Here’s a look back at the start and progress so far:

  • We launched our first public offer in AWS Marketplace in 2013.
  • We served as a launch partner of the AWS SaaS Marketplace in 2016.  
  • Pursuant to a question from a customer on whether Cloudinary plans were available for purchase through AWS Marketplace, we revamped our Marketplace listing in 2020 to accommodate private offers. Today, many of our enterprise customers are actively deployed on cloud platforms through contracts with AWS, GCP, and Microsoft. 
  • We launched on GCP Marketplace in 2021. In being able to transact on the Marketplaces, our customers can reduce their commitments with AWS or GCP and streamline the procurement and invoicing process. In addition, we can close deals faster and align better with the cloud sellers on the co-selling front.
  • Given our activity on AWS Marketplace, we were recently invited to participate in several awareness and demand-generation campaigns with AWS. We welcomed that as an excellent way in which to promote awareness of the Cloudinary brand.

 

What advice would you give to someone thinking about selling on Marketplace?

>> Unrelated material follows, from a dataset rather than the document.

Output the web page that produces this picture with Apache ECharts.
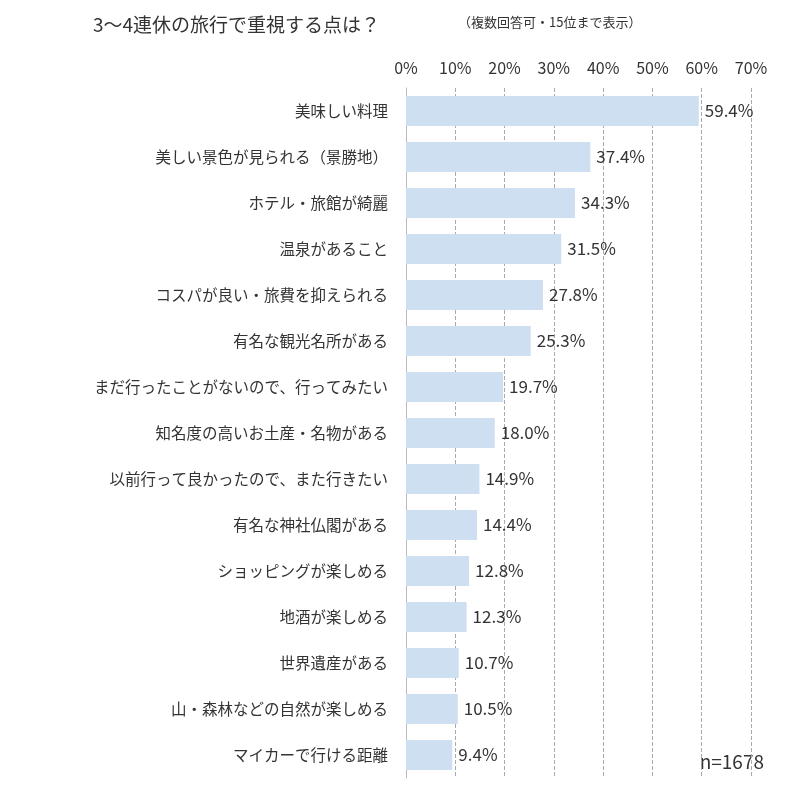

Create relevant, clear collateral for your sellers on the whys and hows of adopting Marketplaces

  • Garner support from your organization. Be sure to earn endorsement from key stakeholders in sales, finance, operations, and legal on why your company needs to be on Marketplaces. Also, given the difference between Marketplace transactions and direct ones, explain and secure agreement from stakeholders on how you plan to process Marketplace transactions. 
  • Establish compensation neutrality. Compensation neutrality is key to successful adoption of Marketplaces. Obviously, penalizing your sellers by deducting Marketplace fees from their commission would negatively impact adoption efforts. Consider Marketplace fees a transaction fee as you would the fees charged by credit-card companies. 
  • Make it easy for your sellers.​ Create relevant, clear collateral for your sellers on the whys and hows of adopting Marketplaces and then hand-hold them through their first couple of deals for a smooth climb up the learning curve. It took us two enablement sessions over a period of ​one to two quarters to convince our sellers to start thinking about leveraging AWS Marketplace to help them collaborate with cloud sellers and close deals faster.
  • Don’t dilly-dallyjust get started. Partnering with Tackle was the best decision we made when relaunching our AWS Marketplace listing. Not only did Tackle help us relaunch in only two weeks, they also answered our questions and suggested best practices.

I would also recommend that sellers adopt one Marketplace at a time, refining processes before embarking on the next launch.

 

Tell me something that might surprise people about you. Or, a fun fact about you or a favorite hobby.

As a self-proclaimed boba connoisseur, I’ve been boba tasting since 1996 before that beverage became mainstream. I’m devoted to my pet, Grimlock, a 120-pound African tortoise who consumes about 2-3 pounds of vegetables a day. Contrary to what most people think about tortoises, he moves fast, especially when he sees your painted toes and figures that they are grapes.